J’ay fait, Monsieur, plus que vous ne me demandiez pour l’affaire de Mr v[ot]re frere [1]. J’en ay parlé à Monsieur Pelisson [2], que je n’ay pas eu peine de mettre dans vos interets parce qu’il connoit vostre merite, et qu’il en fait beaucoup de cas. Il m’a dit qu’il sçauroit premierement de Monsieur de Chasteauneuf [3] le sujet de l’emprisonne[ment] dont il est question, qu’il m’en donneroit advis, et qu’ensuite s’il estoit besoin d’en escrire à Mons[ieur] d’Aguesseau intendant [4], il luy en escriroit et qu’il ne negligeroit rien pour vostre service dans ceste rencontre. Quand je sçauray quelque chose qui meritera d’estre sçeüe de vous, je ne manqueray pas de vous l’escrire. J’ay d’autant plus de facilité de solliciter Monsieur Pelisson, que le Roy nous loge sous un mesme toit [5].

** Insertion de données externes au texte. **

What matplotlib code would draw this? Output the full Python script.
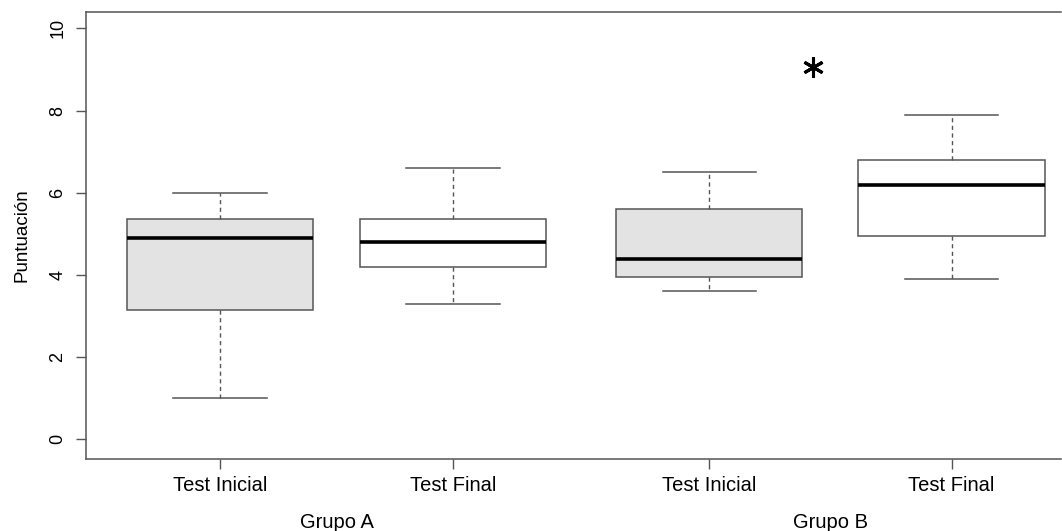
import matplotlib.pyplot as plt

plt.rcParams["font.family"] = ["Liberation Sans", "DejaVu Sans"]

# --------------------------
# Data
# --------------------------
tick_labels = ["Test Inicial", "Test Final", "Test Inicial", "Test Final"]
group_labels = ["Grupo A", "Grupo B"]
positions = [1, 2, 3.1, 4.14]

whisker_low = [1.0, 3.3, 3.6, 3.9]
q1 = [3.15, 4.2, 3.95, 4.95]
medians = [4.9, 4.8, 4.4, 6.2]
q3 = [5.35, 5.35, 5.6, 6.8]
whisker_high = [6.0, 6.6, 6.5, 7.9]
fills = ["#e3e3e3", "white", "#e3e3e3", "white"]

star_x, star_y = 3.545, 9.07

# --------------------------
# Plot
# --------------------------
stats = []
for i in range(len(medians)):
    stats.append({"whislo": whisker_low[i], "q1": q1[i], "med": medians[i],
                  "q3": q3[i], "whishi": whisker_high[i], "fliers": []})

fig = plt.figure(figsize=(10.62, 5.31), dpi=100)
ax = fig.add_axes([86 / 1062, 72 / 531, 975 / 1062, 447 / 531])

edge = "#555555"

bp = ax.bxp(stats, positions=positions, widths=0.8, capwidths=0.4,
            patch_artist=True, showfliers=False,
            boxprops=dict(edgecolor=edge, linewidth=1.1),
            whiskerprops=dict(color=edge, linestyle=(0, (3, 2.5)), linewidth=1.0),
            capprops=dict(color=edge, linewidth=1.1),
            medianprops=dict(color="black", linewidth=2.6, solid_capstyle="butt"))
for patch, c in zip(bp["boxes"], fills):
    patch.set_facecolor(c)

# significance mark
ax.plot([star_x], [star_y], marker=(6, 2, 0), markersize=15,
        markeredgewidth=2.2, color="black")

ax.set_xlim(0.425, 4.61)
ax.set_ylim(-0.48, 10.4)
ax.set_yticks([0, 2, 4, 6, 8, 10])
ax.set_yticklabels(["0", "2", "4", "6", "8", "10"], rotation=90, va="center",
                   fontsize=13)
ax.set_xticks(positions)
ax.set_xticklabels(tick_labels, fontsize=14.5)
ax.tick_params(axis="both", color=edge, length=7, width=1.0)
ax.tick_params(axis="x", pad=5)
ax.tick_params(axis="y", pad=7)
ax.set_ylabel("Puntuación", fontsize=13.5, labelpad=14)

for s in ["left", "bottom", "top"]:
    ax.spines[s].set_color(edge)
    ax.spines[s].set_linewidth(1.1)
ax.spines["right"].set_visible(False)

# group labels under the tick labels
for k, g in enumerate(group_labels):
    gx = (positions[2 * k] + positions[2 * k + 1]) / 2
    ax.annotate(g, xy=(gx, 0), xycoords=("data", "axes fraction"),
                xytext=(0, -63), textcoords="offset pixels",
                ha="center", va="center", fontsize=14.5)

fig.savefig("out.png", dpi=100)
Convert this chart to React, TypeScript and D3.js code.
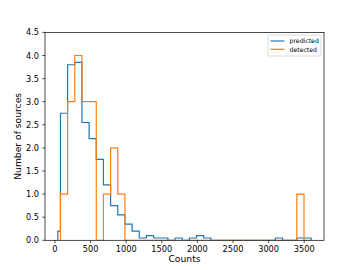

Il est fort fasché que / vos journaux ne se debitent plus librement dans Paris [6], et d’estre obligé à ne les voir que par emprunt. Je luy ay promis de luy faire voir les quatre volumes que j’en ay, dont on relie les deux derniers. Je trouveray moyen de les luy faire venir bientost par un de mes amis qui ne paye pas de port, non plus que moy. Mons r de Surmont [7] m’a envoyé la 3 partie de l’ Histoire de l’Empire [8]. On m’asseure que je trouveray à Paris le livre De la verite de la religion chrestienne par Mons r Labadie [9]. Je l’entens fort estimé icy. Je me suis chargé volontiers de vous envoyer la medaille de feu Monsieur le Premier President sur la lettre de Mons r l ’adv[oca]t g[é]n[ér]al son fils [10]. Voicy aussi ma lettre et quelques papiers qu’une personne de ma connoissance m’a prié de vous faire tenir. / J’addresse à Monsieur de Surmont le livre Des amazones [11] dont on vous envoye l’extrait. Vous me faites un tres grand plaisir de continuer à m’envoyer vos journaux. Ils sont pleins d’erudition, et d’agrément autant qu’un livre qu’on puisse lire.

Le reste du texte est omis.